For David Nice, associate professor of physics, passion for his field came naturally.
“I’ve always been interested in how things work and physics is all about how things work at the most fundamental level,” he says. “I love astrophysics research in particular because it often involves simple, straightforward physical ideas, but we can learn fundamental things by applying these ideas. I find it exhilarating to use telescopes to make new measurements, to discover new stars, and to measure new things from known stars.”
Much of Nice’s research focuses on pulsars, or fast-spinning stars that have reached the ends of their “ordinary” lifetimes.
“Pulsars are extreme objects by any measure: They are more massive than the sun, yet they can spin around tens or hundreds of times a second. Pulsars emit regularly spaced trains of pulses that we can detect using radio telescopes,” says Nice, who uses telescopes in Puerto Rico and West Virginia that can be operated remotely using computers at Lafayette to complete his research.
Nice is part of an international group of physicists that received a $6.5 million, multi-institution grant from the National Science Foundation (NSF) for research on applications of pulsar observations. Lafayette’s portion is $145,884.
The group is seeking to directly detect gravitational waves, which Nice describes as “ripples in spacetime that are a prediction of Einstein’s theory of general relativity.” As pulsar signals travel through space from the pulsar to the Earth, ripples affect their motion and they can end up arriving at telescopes a little earlier or a little later than they otherwise would.
This research is significant because it will open up an entirely new spectrum for studying the universe.
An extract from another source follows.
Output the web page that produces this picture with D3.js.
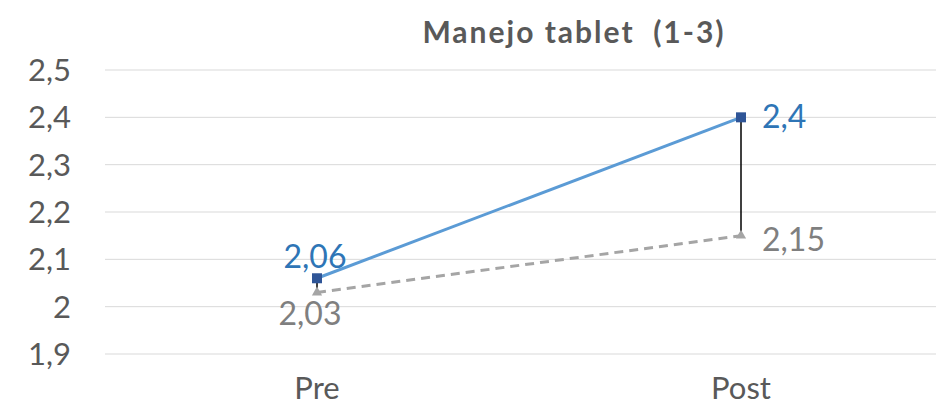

With pulsars, this group of physicists is working to detect slow-changing waves with periods of several years. No one has yet successfully directly detected gravitational waves, but Nice is hopeful that it will happen soon and that their observations of the gravitational wave spectrum will bring new information about the universe.
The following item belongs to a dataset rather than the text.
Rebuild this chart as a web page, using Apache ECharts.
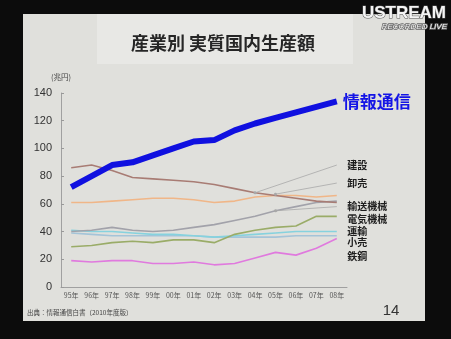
<!DOCTYPE html>
<html><head><meta charset="utf-8">
<script src="https://cdn.jsdelivr.net/npm/echarts@6/dist/echarts.min.js"></script>
<style>html,body{margin:0;padding:0;background:#0c0c0c;}#c{width:451px;height:339px;}</style>
</head><body><div id="c"></div>
<script>
const years = ['95年','96年','97年','98年','99年','00年','01年','02年','03年','04年','05年','06年','07年','08年'];
const joho       = [72, 80, 88, 90, 95, 100, 105, 106, 113, 118, 122, 126, 130, 134];
const kensetsu   = [86, 88, 84, 79, 78, 77, 76, 74, 71, 68, 66, 64, 62, 61];
const oroshi     = [61, 61, 62, 63, 64, 64, 63, 61, 62, 65, 66, 66, 65, 66];
const yusoKikai  = [40, 41, 43, 41, 40, 41, 43, 45, 48, 51, 55, 58, 61, 62];
const denkiKikai = [29, 30, 32, 33, 32, 34, 34, 32, 38, 41, 43, 44, 51, 51];
const unyu       = [41, 40, 40, 39, 38, 38, 37, 36, 37, 38, 39, 40, 40, 40];
const kouri      = [39, 38, 37, 37, 37, 37, 37, 36, 36, 36, 36, 37, 37, 37];
const tekko      = [19, 18, 19, 19, 17, 17, 18, 16, 17, 21, 25, 23, 28, 35];
// label anchor values (at last category) and pointer origins
const labelValues = {'建設': 88, '卸売': 75, '輸送機械': 58, '電気機械': 49, '運輸': 40, '小売': 32, '鉄鋼': 22};
const pointerFrom = {'建設': ['04年', 68], '卸売': ['05年', 67], '輸送機械': ['05年', 55]};

const FONT = "'Noto Sans CJK JP', 'Noto Sans', sans-serif";
const chart = echarts.init(document.getElementById('c'));

function thin(name, data, color) {
  const s = {
    name, type: 'line', data, symbol: 'none', smooth: false,
    lineStyle: {color, width: 1.6}, itemStyle: {color}, z: 3,
    markPoint: {
      symbol: 'circle', symbolSize: 1, itemStyle: {color: 'rgba(0,0,0,0)'},
      label: {show: true, position: 'right', distance: 10, formatter: name,
              color: '#1e1e1e', fontSize: 10, fontWeight: 'bold', fontFamily: FONT},
      data: [{coord: [years[years.length - 1], labelValues[name]]}]
    }
  };
  if (pointerFrom[name]) {
    s.markLine = {
      silent: true, symbol: ['circle', 'none'], symbolSize: 3,
      lineStyle: {color: '#a8a8a8', width: 0.8, type: 'solid'},
      label: {show: false},
      data: [[{coord: pointerFrom[name]}, {coord: [years[years.length - 1], labelValues[name]]}]]
    };
  }
  return s;
}

chart.setOption({
  animation: false,
  backgroundColor: '#0c0c0c',
  textStyle: {fontFamily: FONT},
  graphic: [
    {type: 'rect', z: -10, shape: {x: 23, y: 14, width: 402, height: 307}, style: {fill: '#e0e0dc'}},
    {type: 'rect', z: -9, shape: {x: 97, y: 14, width: 256, height: 50}, style: {fill: '#e8e8e5'}},
    {type: 'text', z: 10, x: 223, y: 43, style: {text: '産業別 実質国内生産額', fill: '#262626', fontSize: 18, fontWeight: 'bold', fontFamily: FONT, align: 'center', verticalAlign: 'middle'}},
    {type: 'text', z: 10, x: 446, y: 13, style: {text: 'USTREAM', fill: '#f4f4f4', stroke: '#555', lineWidth: 1, fontSize: 17, fontWeight: 'bold', fontFamily: "'Liberation Sans Narrow','Liberation Sans',sans-serif", align: 'right', verticalAlign: 'middle'}},
    {type: 'text', z: 10, x: 447, y: 27, style: {text: 'RECORDED LIVE', fill: '#f4f4f4', stroke: '#666', lineWidth: 1.5, fontSize: 8, fontStyle: 'italic', fontFamily: "'Liberation Sans Narrow','Liberation Sans',sans-serif", align: 'right', verticalAlign: 'middle'}},
    {type: 'text', z: 10, x: 27, y: 313, style: {text: '出典：情報通信白書（2010年度版）', fill: '#444', fontSize: 6.5, fontFamily: FONT, verticalAlign: 'middle'}},
    {type: 'text', z: 10, x: 391, y: 311, style: {text: '14', fill: '#333', fontSize: 15, fontFamily: "'Liberation Sans',sans-serif", align: 'center', verticalAlign: 'middle'}}
  ],
  grid: {left: 61, top: 93, width: 286, height: 194},
  xAxis: {
    type: 'category', data: years, boundaryGap: true,
    axisLine: {lineStyle: {color: '#a0a0a0'}},
    axisTick: {show: false},
    axisLabel: {interval: 0, fontSize: 7, color: '#555', margin: 5, fontFamily: FONT}
  },
  yAxis: {
    type: 'value', min: 0, max: 140, interval: 20,
    name: '(兆円)', nameLocation: 'end', nameGap: 12,
    nameTextStyle: {fontSize: 7.5, color: '#444', fontFamily: FONT},
    axisLine: {show: true, lineStyle: {color: '#a0a0a0'}},
    axisTick: {show: true, inside: true, length: 3, lineStyle: {color: '#999'}},
    splitLine: {show: false},
    axisLabel: {fontSize: 11, color: '#333', margin: 9, fontFamily: "'Liberation Sans', sans-serif"}
  },
  series: [
    thin('鉄鋼', tekko, '#e07ade'),
    thin('小売', kouri, '#a4c4d8'),
    thin('運輸', unyu, '#86d2de'),
    thin('電気機械', denkiKikai, '#9aac68'),
    thin('輸送機械', yusoKikai, '#a2a2aa'),
    thin('卸売', oroshi, '#f0b688'),
    thin('建設', kensetsu, '#a87c74'),
    {
      name: '情報通信', type: 'line', data: joho, symbol: 'none', z: 5,
      lineStyle: {color: '#1010e0', width: 6}, itemStyle: {color: '#1010e0'},
      endLabel: {show: true, formatter: '情報通信', color: '#1414e6', fontSize: 17, fontWeight: 'bold', distance: 6, fontFamily: FONT}
    }
  ]
});
</script></body></html>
“Signals from a typical pulsar that we observe take several thousand years to reach us,” he says. “The gravitational waves probably perturb their travel times by less than 100 nanoseconds, so we will have to measure pulsar signals with exquisite precision in order to detect the effect of the gravitational waves. By improving the precision of our telescope measurements, by increasing the number of pulsars under observation, and by pooling our resources with other astrophysicists around North America and around the world, we hope to be able to directly detect gravitational waves within a few years.”
The schools involved in the five-year NSF grant are West Virginia University, Cornell, University of Vermont, University of Texas (Brownsville), University of Wisconsin (Milwaukee), Oberlin, Franklin and Marshall, and the National Radio Astronomy Observatory. One of the purposes of the grant is to broaden collaborative work not just among the institutions receiving grants, but also with colleagues worldwide working in this field.
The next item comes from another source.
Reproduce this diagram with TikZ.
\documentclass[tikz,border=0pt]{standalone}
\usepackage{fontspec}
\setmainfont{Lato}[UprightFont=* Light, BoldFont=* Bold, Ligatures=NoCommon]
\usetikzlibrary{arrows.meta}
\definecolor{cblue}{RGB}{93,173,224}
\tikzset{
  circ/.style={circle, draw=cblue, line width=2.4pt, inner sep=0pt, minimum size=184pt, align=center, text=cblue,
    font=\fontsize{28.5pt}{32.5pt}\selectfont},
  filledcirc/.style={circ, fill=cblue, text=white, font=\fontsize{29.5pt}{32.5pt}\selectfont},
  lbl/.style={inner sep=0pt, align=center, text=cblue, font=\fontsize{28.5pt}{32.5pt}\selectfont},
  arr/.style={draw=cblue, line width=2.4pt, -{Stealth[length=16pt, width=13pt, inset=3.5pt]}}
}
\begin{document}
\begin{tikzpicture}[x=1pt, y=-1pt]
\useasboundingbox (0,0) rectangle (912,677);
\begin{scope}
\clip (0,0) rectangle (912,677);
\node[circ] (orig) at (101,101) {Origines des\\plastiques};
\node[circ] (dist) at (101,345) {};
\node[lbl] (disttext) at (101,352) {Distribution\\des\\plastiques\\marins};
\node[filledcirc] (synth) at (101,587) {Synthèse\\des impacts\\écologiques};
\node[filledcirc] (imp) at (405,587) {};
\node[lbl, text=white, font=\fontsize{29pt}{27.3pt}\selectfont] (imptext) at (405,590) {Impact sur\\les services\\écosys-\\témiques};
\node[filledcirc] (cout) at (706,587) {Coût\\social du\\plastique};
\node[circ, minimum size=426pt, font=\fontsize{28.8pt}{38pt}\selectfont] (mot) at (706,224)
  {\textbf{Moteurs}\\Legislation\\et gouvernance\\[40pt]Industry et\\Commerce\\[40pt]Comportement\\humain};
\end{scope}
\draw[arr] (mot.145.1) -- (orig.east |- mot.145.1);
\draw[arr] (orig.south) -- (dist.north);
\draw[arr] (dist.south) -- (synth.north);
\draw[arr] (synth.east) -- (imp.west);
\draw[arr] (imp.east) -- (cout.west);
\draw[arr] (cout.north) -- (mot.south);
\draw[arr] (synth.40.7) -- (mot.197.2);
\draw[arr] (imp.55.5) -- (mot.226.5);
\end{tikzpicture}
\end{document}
“We have close collaborations with astrophysicists at other institutions in North America, and we are working on pooling resources with researchers throughout the world (Australia, England, Germany, etc.),” says Nice, who earned his Ph.D. and M.A. from Princeton University.
Some of the group’s research was published in April in The Astrophysical Journal article “Arecibo PALFA Survey and Einstein@Home: Binary Pulsar Discovery by Volunteer Computing.”
Nice, who started at the College this past year, chose Lafayette because of the supportive environment for research.
“I came here because I want to be at an institution where I can work closely with students,” he says, “where I can teach courses which are rigorous, illuminating, and exciting, and where I can undertake cutting-edge research.”